Sebelum rumah diangkat dan dipindahkan, pemilik rumah beserta keluarganya melakukan berbagai persiapan. Salah satu langkah utama adalah mengumpulkan batang bambu dalam jumlah cukup banyak. Bambu ini diikatkan pada bagian bawah rumah, terutama pada kula:dhi (bagian dasar tiang rumah), agar rumah lebih stabil saat diangkat. Sebagian bambu lainnya dipotong sepanjang sekitar 50 sentimeter untuk dijadikan penopang tambahan. Selain itu, pemilik rumah mengosongkan isi rumah dengan memindahkan barang-barang ke rumah tetangga. Langkah ini bertujuan untuk meringankan beban rumah agar lebih mudah dipindahkan. Tradisi ini memperlihatkan betapa eratnya hubungan sosial dalam masyarakat Katobengke, di mana tetangga turut serta membantu dalam persiapan hingga pelaksanaan sangke’ano wale.
Setelah persiapan teknis selesai, pemilik rumah akan mengundang pandeno wale, yaitu tukang utama atau orang yang memiliki keahlian dalam pembangunan rumah. Pandeno wale memiliki peran penting dalam memastikan proses pemindahan berjalan lancar dengan membacakan doa sebelum rumah diangkat.Ia berdiri bawah rumah (na wawa) dan memberikan aba-aba kepada warga yang akan mengangkat rumah. Dengan komando yang jelas dan kerjasama yang baik, rumah diangkat secara perlahan dan hati-hati, lalu dipindahkan ke lokasi barunya. Tradisi ini membutuhkan kekuatan fisik dan koordinasi yang baik, sehingga gotong royong menjadi elemen utama dalam keberhasilannya.
Setelah rumah berhasil dipindahkan, pemilik rumah menunjukkan rasa syukur dengan mengadakan jamuan makan sederhana bagi para tamu yang telah membantu. Hidangan yang disajikan mungkin hanya makanan ala kadarnya, tetapi nilai kebersamaan dan penghormatan terhadap para peserta sangke’ano wale jauh lebih bermakna. Acara makan bersama ini bukan hanya sekadar bentuk apresiasi, tetapi juga mempererat tali persaudaraan antarwarga. Tradisi ini menjadi bukti nyata bahwa pokadhulu (semangat gotong royong) masih hidup dalam masyarakat Katobengke, di mana kebersamaan lebih diutamakan dibandingkan individualisme.
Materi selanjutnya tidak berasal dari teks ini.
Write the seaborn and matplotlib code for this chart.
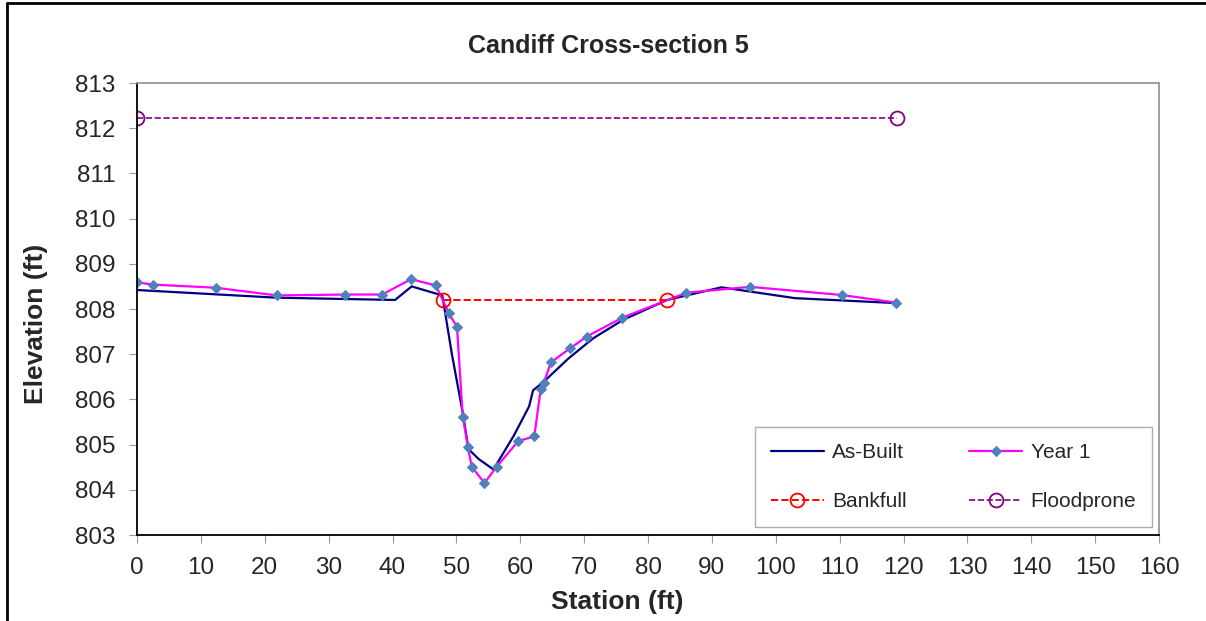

Namun, tidak semua bentuk gotong royong masih bertahan di masyarakat. Salah satu bentuk pokadhulu yang sudah mulai punah adalah pokadhulu dhewoli, yaitu kebiasaan mencabut rumput dan membersihkan ladang bersama-sama, yang dalam bahasa Katobengke disebut dhekamalu. Dahulu, gotong royong dalam bercocok tanam dan berkebun menjadi bagian dari kehidupan sehari-hari, tetapi kini mulai ditinggalkan karena berbagai faktor, seperti perubahan gaya hidup dan perkembangan teknologi pertanian. Meskipun demikian, tradisi sangke’ano wale masih bertahan dan menjadi salah satu warisan budaya Katobengke yang terus dijaga dan diwariskan dari generasi ke generasi.